Penguin Books, along with its seriously talented team of graphic designers, is making great play of its latest rebooting of the George Orwell franchise. Coverage from the Huffington Post to the Creative Review lauds Penguin’s brave and high-minded initiative to relaunch Orwell’s works with bold cover designs that recall the original Penguin editions—only, in the case of Nineteen Eighty-Four, with the title erased to signify censorship.
Penguin Classics’ own website states:
“In recognition of one of Britain’s greatest and most influential writers, Penguin Books, the Orwell Estate and The Orwell Prize are launching the inaugural ‘Orwell Day’ on 21st January with new editions of his most beloved books designed by David Pearson.
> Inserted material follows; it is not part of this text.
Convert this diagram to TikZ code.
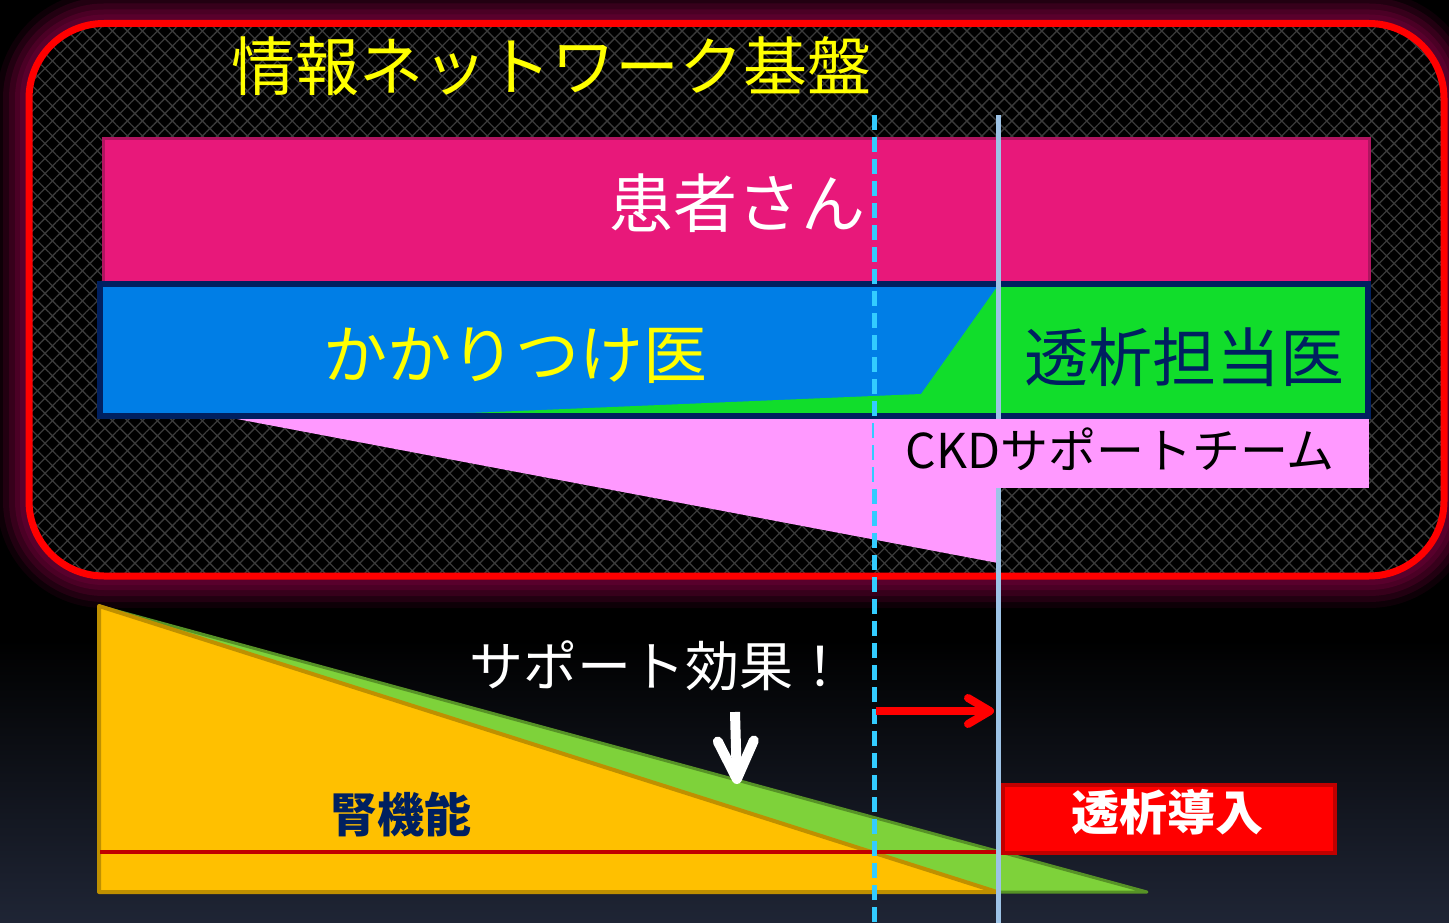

The annual event will serve to celebrate [Orwell’s] writing in all its forms and explore the profound influence he has had on the media and discourse of the modern world.”
Well … perhaps so.
Only, remember that Orwell has more recently been one of the poster boys for the global fiasco surrounding extension of creative copyright and public domain status across different jurisdictions. Nineteen Eighty-Four itself is in copyright until 2020 in the EU; until 2044 in the U.S.; but already out of copyright and available for download, absolutely free, in Australia, Canada, South Africa, and yes, even in Russia.
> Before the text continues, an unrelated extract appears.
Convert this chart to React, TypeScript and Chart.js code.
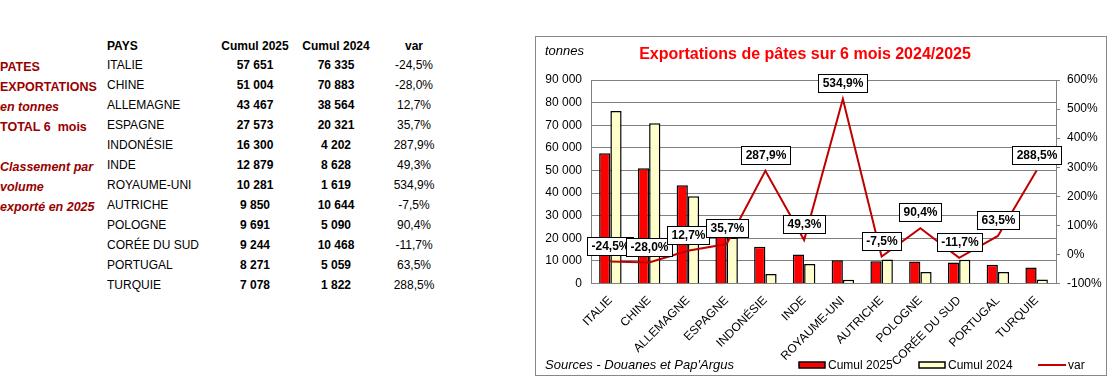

Remember too that Nineteen Eighty-Four was the subject of the notorious case in 2009 when Amazon remotely deleted an edition that had failed to clear U.S. rights from its e-readers.
Yes, Penguin absolutely has the right—if any publishing house has—to do itself proud on its iconic cover designs. Those designs are monuments in and of themselves, and Penguin is certainly entitled to extract from them the maximum value they can. Penguin can also take pride in its own great Sir Allen Lane tradition as a promulgator of knowledge and cultural values (though remember that the house is now in the hands of Pearson PLC, and soon to be snapped up by Random House).
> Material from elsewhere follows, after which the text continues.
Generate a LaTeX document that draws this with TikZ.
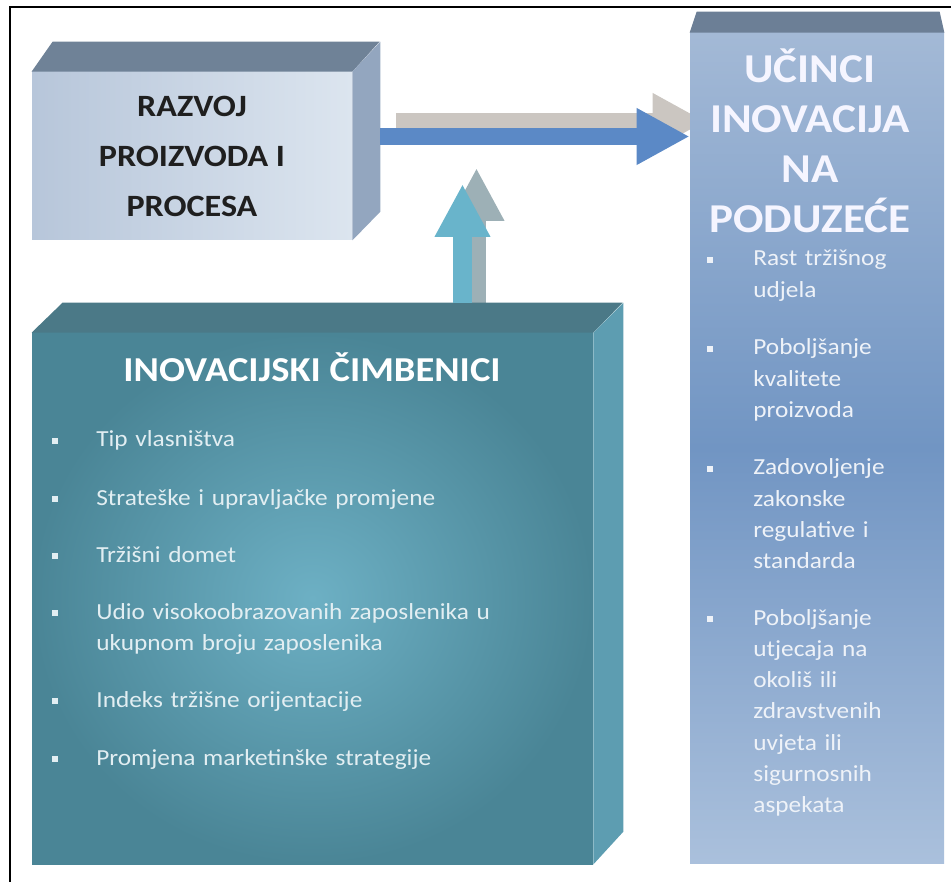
\documentclass[tikz,border=0pt]{standalone}
\usepackage{fontspec}
\setmainfont{Carlito}[FakeStretch=1.1]
\usetikzlibrary{arrows.meta,backgrounds}

\definecolor{razleft}{HTML}{B7C6DA}
\definecolor{razright}{HTML}{DCE5EF}
\definecolor{raztop}{HTML}{6F8297}
\definecolor{razside}{HTML}{93A6BF}
\definecolor{cimbinner}{HTML}{6DB0C4}
\definecolor{cimbouter}{HTML}{4A8596}
\definecolor{cimbtop}{HTML}{4B7987}
\definecolor{cimbside}{HTML}{5D9DB1}
\definecolor{ucitop}{HTML}{A3B9D6}
\definecolor{ucimid}{HTML}{7195C3}
\definecolor{ucibot}{HTML}{AAC0DC}
\definecolor{ucilid}{HTML}{6C7F96}
\definecolor{arrblue}{HTML}{5B89C6}
\definecolor{arrcyan}{HTML}{69B4CB}
\definecolor{shadowwarm}{HTML}{CBC6C1}
\definecolor{shadowcool}{HTML}{9DB0B6}
\definecolor{itemleft}{HTML}{E2EEF2}
\definecolor{itemright}{HTML}{EEF2F8}

\begin{document}
\begin{tikzpicture}
[x=1pt, y=-1pt, line width=0.75pt,
face/.style={rectangle, inner sep=0pt},
blockh/.style={line width=17pt, -{Triangle[length=53pt, width=53pt]}},
blockv/.style={line width=19pt, -{Triangle[length=53pt, width=52pt]}},
sqbullet/.style={rectangle, inner sep=0pt, minimum size=6.5pt},
lefttxt/.style={inner sep=0pt, text width=480pt, align=left, text=itemleft, font=\fontsize{23}{31}\selectfont},
righttxt/.style={inner sep=0pt, text width=185pt, align=left, text=itemright, font=\fontsize{23}{31.3}\selectfont}]

\useasboundingbox (0,0) rectangle (951,882);
\draw[line width=2pt] (10,882) -- (10,7) -- (951,7);

% boxes
\node[face, minimum width=320pt, minimum height=168pt, left color=razleft, right color=razright,
      align=center, text=black!88, font=\bfseries\fontsize{31}{50}\selectfont] (razvoj) at (192,156)
      {RAZVOJ\\PROIZVODA I\\PROCESA};
\fill[raztop] (razvoj.north west) -- ++(21,-30) -- ++(327,0) -- (razvoj.north east) -- cycle;
\fill[razside] (razvoj.north east) -- ++(28,-30) -- ++(0,170) -- (razvoj.south east) -- cycle;

\node[face, minimum width=561pt, minimum height=531pt, inner color=cimbinner, outer color=cimbouter] (cimbenici) at (312.5,598.5) {};
\fill[cimbtop] (cimbenici.north west) -- ++(31,-30) -- ++(560,0) -- (cimbenici.north east) -- cycle;
\fill[cimbside] (cimbenici.north east) -- ++(30,-30) -- ++(0,529) -- (cimbenici.south east) -- cycle;

\node[face, minimum width=254pt, minimum height=830pt, top color=ucitop, bottom color=ucibot, middle color=ucimid] (ucinci) at (817,448) {};
\fill[ucilid] (ucinci.north west) -- ++(7,-21) -- ++(243,0) -- (ucinci.north east) -- cycle;

% arrows
\coordinate (hstart) at ([shift={(28,-19.5)}]razvoj.east);
\coordinate (htip) at (hstart -| ucinci.west);
\coordinate (vstart) at ([shift={(150,-30)}]cimbenici.north);
\coordinate (vtip) at (462.5,184);

\begin{scope}[on background layer]
\draw[blockh, shadowwarm] ([shift={(16,-15)}]hstart) -- ([shift={(16,-15)}]htip);
\draw[blockv, shadowcool] ([xshift=14pt]vstart) -- ([shift={(14,-16)}]vtip);
\end{scope}
\draw[blockh, arrblue] (hstart) -- (htip);
\draw[blockv, arrcyan] (vstart) -- (vtip);

% texts
\node[anchor=base, text=white, font=\bfseries\fontsize{35}{40}\selectfont] (cimbtitle) at (312,382) {INOVACIJSKI ČIMBENICI};
\node[anchor=base, text width=250pt, align=center, text=white!96!blue, font=\bfseries\fontsize{41}{50}\selectfont] (ucititle) at (810,83)
     {UČINCI\\INOVACIJA\\NA\\PODUZEĆE};

\foreach \y/\t [count=\i] in {447/Tip vlasništva, 505/Strateške i upravljačke promjene, 562/Tržišni domet,
    619/Udio visokoobrazovanih zaposlenika u\\ukupnom broju zaposlenika, 707/Indeks tržišne orijentacije,
    765/Promjena marketinške strategije} {
  \node[sqbullet, fill=itemleft] (lbul\i) at (55,\y-6) {};
  \node[lefttxt, anchor=base west] (litem\i) at (96,\y) {\t};
}

\foreach \y/\t [count=\i] in {266/Rast tržišnog\\udjela, 355/Poboljšanje\\kvalitete\\proizvoda,
    475/Zadovoljenje\\zakonske\\regulative i\\standarda,
    625/Poboljšanje\\utjecaja na\\okoliš ili\\zdravstvenih\\uvjeta ili\\sigurnosnih\\aspekata} {
  \node[sqbullet, fill=itemright] (rbul\i) at (710,\y-6) {};
  \node[righttxt, anchor=base west] (ritem\i) at (753,\y) {\t};
}
\end{tikzpicture}
\end{document}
But don’t forget: Penguin was also one of the last major publishers to settle with the U.S. Department of Justice over the “agency model” charges of conspiracy to raise prices on e-books. Indeed, Penguin is still defending the agency model in its statements, while agreeing to settle only in order to consummate its marriage with Random House undisturbed.
So while Penguin and its designers pat themselves on the back over their consecration of Orwell’s memory, the publisher continues to defend the principle of charging top dollar for access to his ideas—even though those same works are completely free elsewhere—and to defend a system that prosecutes those who make those ideas freely accessible, anywhere within its reach.
Yes, a situation where an e-book publisher can erase entire libraries at the press of a button following a court decision is Orwellian. Just as Orwellian—or Kafkaesque—is the global copyright term situation. Are U.S. Customs thought police going to patrol the Canadian border until 2044 to confiscate copyright-free Canadian editions of Nineteen Eighty-Four? Are they going to go after U.S.-based servers that provide access to work that is totally legal elsewhere? Are they going to push cross-border jurisdiction on the model of the U.S. tax authorities and go extraterritorial, to enforce U.S. copyright practices worldwide, at the behest of Big Media? That would be truly worthy of Oceania.
The Australian, Canadian and other archives who are making Orwell’s thought and work freely available are the only ones who are truly honouring his memory, and living up to his ideals. Penguin, meanwhile, seems blind to the Orwellian irony of what it is doing.